NSA transgressions called unintentional

Many abuses cited in new disclosures involve spying on foreigners in the U.S.

Ken Dilanian McClatchy-Tribune

WASHINGTON – Leaked documents showing the National Security Agency overstepped its legal authority thousands of times since 2011 have spurred new calls to restrict surveillance on Americans and threatened to further erode trust in the powerful spy agency.

In an attempt to contain the damage Friday, intelligence officials rushed to brief congressional staffers and the White House issued a statement of support for the NSA, which critics say has violated Americans’ privacy and civil liberties in its efforts to track terrorists and foreign agents.

The latest disclosure by fugitive NSA contractor Edward Snowden included an internal report, dated May 2012, that cited 2,776 violations during the previous year of rules meant to protect Americans’ privacy. Most of the abuses involved unauthorized eavesdropping of foreigners in the United States, but more than 800 involved inadvertent collection of telephone or Internet data on Americans.

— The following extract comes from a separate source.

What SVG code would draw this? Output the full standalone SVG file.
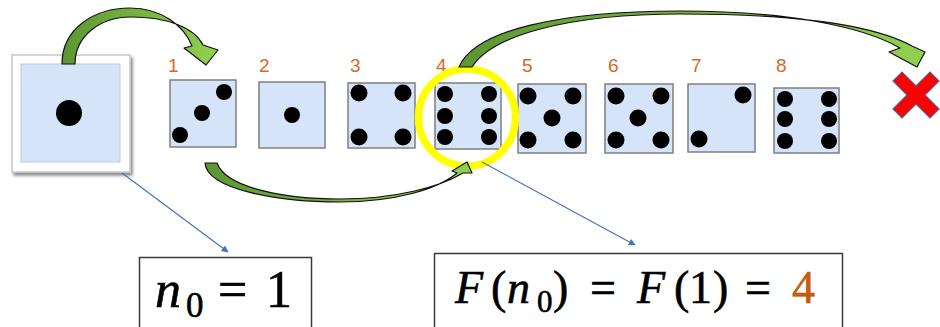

The classified materials, which were first reported by the Washington Post, make clear that the NSA did not seek to circumvent the law, and most of the abuses appear largely technical or inadvertent in nature. But one document instructed NSA analysts to carefully limit the information they provided to the Foreign Intelligence Surveillance Court, which meets in secret to review and authorize NSA requests.

The leaks came a week after President Barack Obama vowed to restore public confidence in the NSA after months of controversial disclosures. He called on Congress to change part of the Patriot Act to provide additional safeguards over domestic intelligence operations, and he proposed creating a public advocate to challenge the government inside the secret surveillance court.

A White House spokesman, Josh Earnest, sought to allay fears that the NSA is conducting widespread unauthorized surveillance. He said Friday that the documents show the NSA is detecting and reporting potential problems, as required by law.

Of the 2,776 violations cited, 1,904 involved cases in which a foreigner whose cellphone or email was under surveillance entered the United States, where court warrants are required for most eavesdropping. The NSA does not need a warrant to spy overseas.

But the NSA also collected emails and other communications of Americans without authorization, according to the documents.

In one case, the NSA improperly collected and commingled American and foreign emails moving through fiber-optic cables. In October 2011, months after the program had begun, the surveillance court declared it unconstitutional and ordered it shut down.

In 2008, according to the documents, a programming error confused 20, the telephone country code for Egypt, with 202, the area code for Washington, D.C. As a result, calling logs were improperly collected on a “large number” of calls.

NSA officials held a rare on-the-record conference call with reporters Friday to defend the agency’s record and its adherence to the law.

“No one at NSA thinks mistakes are OK,” said John DeLong, the NSA’s director of compliance. “There’s no willful violation here. The fact that this document exists is actually evidence that we take each mistake very seriously.”

In a separate classified briefing for House and Senate staffers, NSA officials said the mistakes reflected a tiny fraction of the 20 million emails, phone conversations and other communications that the agency searches each month, according to congressional officials.

Sen. Dianne Feinstein, D-Calif., who chairs the Senate Intelligence Committee, rose to the NSA’s defense. Congress has been regularly informed about compliance problems, most of which “do not involve any inappropriate surveillance of Americans,” she said.

Other lawmakers offered sharper criticism. Rep. C.A. Dutch Ruppersberger, D-Md., ranking member on the House intelligence committee, called the violations of private rules “incredibly troubling.”